A panel of experts discussed the ongoing conflict between Russia and Ukraine during a virtual event Friday hosted by the Elliott School of International Affairs and Ponars Eurasia, a research organization.
Five professors of Ukrainian descent with expertise in political science and international affairs and security addressed the causes and history behind the conflict, its effects on the Ukrainian people and potential solutions to the current tensions. Nearly 200 participants attended the event, which was moderated by Henry Hale, a professor of international affairs and political science.
Oxana Shevel, an associate professor of political science at Tufts University, said Ukraine’s sovereignty and governance over disputed territory have driven much of the conflict, even though recent media attention has focused on Ukraine’s wish to join the North Atlantic Treaty Organization.
“Ukraine has denied agency and essentially [Russian President Vladimir] Putin wants to limit Ukraine’s sovereignty so it is about NATO, but it’s not all about NATO,” she said.
Shevel said Ukraine’s ambitions to join NATO are contributing to the tensions between Russia and the West because of the Kremlin’s opposition to NATO expansion. Ukraine first announced its intentions to join NATO in 2008, a proposal that caused disagreement within and outside of NATO countries, but escalated further when Putin asked NATO leaders to swear off any further expansion earlier this year.
“We essentially have three interlocking crises of U.S.-Russia relations, NATO-Russia relations, Ukraine-Russia relations,” she said. “There are conflicting opinions about how to prioritize these issues.”
Sergiy Kudelia, an associate professor of political science at Baylor University, said the crisis over the disputed Donbas region between Russia and Ukraine comes from a failure in diplomatic talks. He said world leaders have not engaged in direct diplomatic negotiations around the disputed territory, which could help to end the crisis.
“The rising tensions on the Russian-Ukrainian border are symptomatic of the breakdown of diplomatic efforts to resolve the conflict of Donbas,” he said.
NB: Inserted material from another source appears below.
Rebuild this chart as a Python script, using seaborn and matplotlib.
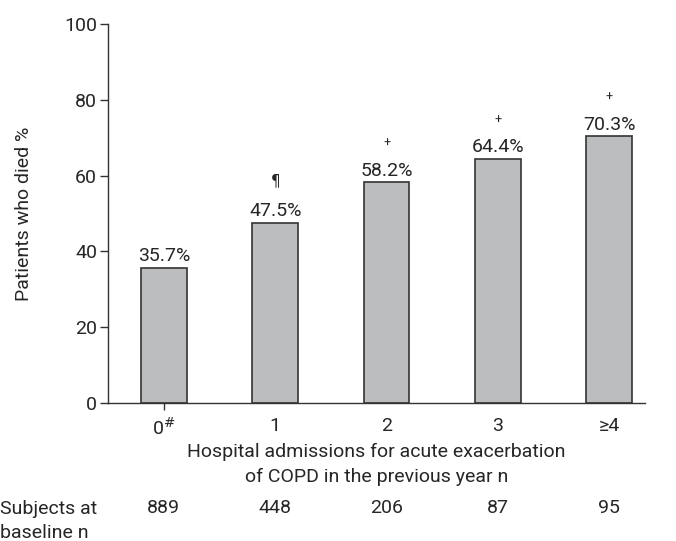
import matplotlib
matplotlib.use("Agg")
import matplotlib.pyplot as plt
import seaborn as sns
import pandas as pd

categories = ["0", "1", "2", "3", "≥4"]
tick_labels = ["0$^{\\#}$", "1", "2", "3", "≥4"]
died_pct = [35.7, 47.5, 58.2, 64.4, 70.3]
markers = ["", "¶", "+", "+", "+"]
subjects = [889, 448, 206, 87, 95]

sns.set_style("ticks")
plt.rcParams["font.family"] = ["Roboto", "DejaVu Sans"]
plt.rcParams["mathtext.fontset"] = "dejavusans"

FS = 14

df = pd.DataFrame({"adm": categories, "pct": died_pct})

fig = plt.figure(figsize=(6.76, 5.41), dpi=100)
ax = fig.add_axes([0.160, 0.255, 0.794, 0.701])

sns.barplot(data=df, x="adm", y="pct", order=categories, color="#bcbdbf",
            edgecolor="#333333", linewidth=1.2, width=0.41, saturation=1, ax=ax)

ax.set_ylim(0, 100)
ax.set_xlim(-0.5, 4.32)
ax.set_yticks([0, 20, 40, 60, 80, 100])
ax.tick_params(axis="y", labelsize=FS, length=6, width=1, color="#333333", pad=2)
ax.set_xticks(range(len(categories)))
ax.set_xticklabels(tick_labels, fontsize=FS)
ax.tick_params(axis="x", length=5, width=1, color="#333333", pad=5)
for i, t in enumerate(ax.xaxis.get_major_ticks()):
    if i > 0:
        t.tick1line.set_visible(False)
for s in ["top", "right"]:
    ax.spines[s].set_visible(False)
for s in ["left", "bottom"]:
    ax.spines[s].set_color("#333333")
    ax.spines[s].set_linewidth(1)

ax.set_ylabel("Patients who died %", fontsize=FS, labelpad=22)
ax.set_xlabel("Hospital admissions for acute exacerbation\nof COPD in the previous year n",
              fontsize=FS, labelpad=3, linespacing=1.45)

for i, (v, m) in enumerate(zip(died_pct, markers)):
    ax.annotate(f"{v}%", (i, v), xytext=(0, 2), textcoords="offset points",
                ha="center", va="bottom", fontsize=FS)
    if m == "+":
        ax.annotate(m, (i, v), xytext=(0, 28), textcoords="offset points",
                    ha="center", va="center", fontsize=9)
    elif m:
        ax.annotate(m, (i, v), xytext=(0, 30), textcoords="offset points",
                    ha="center", va="center", fontsize=11, family="DejaVu Sans")

trans = ax.get_xaxis_transform()
for i, n in enumerate(subjects):
    ax.text(i, -0.277, str(n), transform=trans, ha="center", va="center", fontsize=FS)
fig.text(0.0, 0.037, "Subjects at\nbaseline n", ha="left", va="center", fontsize=FS,
         linespacing=1.45)

fig.savefig("out.png", dpi=100)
Kudelia said the Minsk Protocol, an agreement signed between Ukraine and Russia in 2014 to end a border dispute between the two counties, can be a useful way to push negotiations forward. He said the Minsk Protocol laid out policies that allowed the disputed parts of Eastern Ukraine to have political autonomy from a central government, which could give Ukraine a starting point in negotiations with the Kremlin.
“For Russia, the Minsk Agreements offer the solution not only for solving the conflict but also for addressing broader security concerns associated with Ukraine’s push for NATO membership,” he said.
Volodymyr Dubovyk – an associate professor of international relations and the director of the Center for International Studies at Mechnikov National University in Odessa, Ukraine – said the ongoing dispute between Ukraine and Russia is long standing, even though the international media attention has been more recent.
“The Russian intimidation has been ongoing for years now since 2014 so this is just a new phase – a new level of what we’re seeing,” he said.
Tetyana Malyarenko, a professor of international security and European security at the National University Odessa Law Academy, said the economic impact of the crisis is often overlooked because of greater public interest in military and diplomatic threats, despite the devastating financial impact on the Ukrainian people.
“There are years of Ukrainian hybrid war against Russia,” she said. “Ukraine’s economy lost about $150 billion, about 20 percent of Ukrainian GDP, and has not yet reached its position as of 2013.”
Malyarenko said the Ukrainian government needs to revamp its military and focus on the emerging threat from Russia in an invasion with “hundreds of tanks and millions of troops” to respond to the root of the economic issues plaguing the country. She said even most ethnic Russians living in Ukraine do not support Russian involvement in the country because Ukraine guarantees more legal and political freedoms for its citizens.
“For many Russian speakers and ethnic Russians who live in Ukraine, Ukraine is the better choice because of its commitment to European values of human rights and democracy,” she said.
Olexliy Haran, a research director of the Democratic Initiatives Foundation, an Ukrainian think-tank, and a professor of political science at the Kyiv-Mohyla Academy in Ukraine, said the public opinion support for NATO has varied among the Ukrainian population. But he said support increased drastically in 2014, after the Russian military occupied Crimea and parts of Eastern Ukraine last October, and has increased again recently following tensions on the Ukraine-Russia border.
Haran said prior agreements between Ukraine and Russia seemed like a step in the right direction at the time but also pointed out the failures of Russia to keep the country’s end of the bargain. He said Ukrainian President Volodymyr Zelensky has failed to reach a peaceful resolution with the Russian government, which has left many Ukrainians vulnerable to Russian military attacks.
“Zelensky made very serious steps toward Putin,” Olexy said. “And did we reach a ceasefire? No – Putin continued to shell Ukrainans, not only praying on soldiers but also Ukrainian civilians.”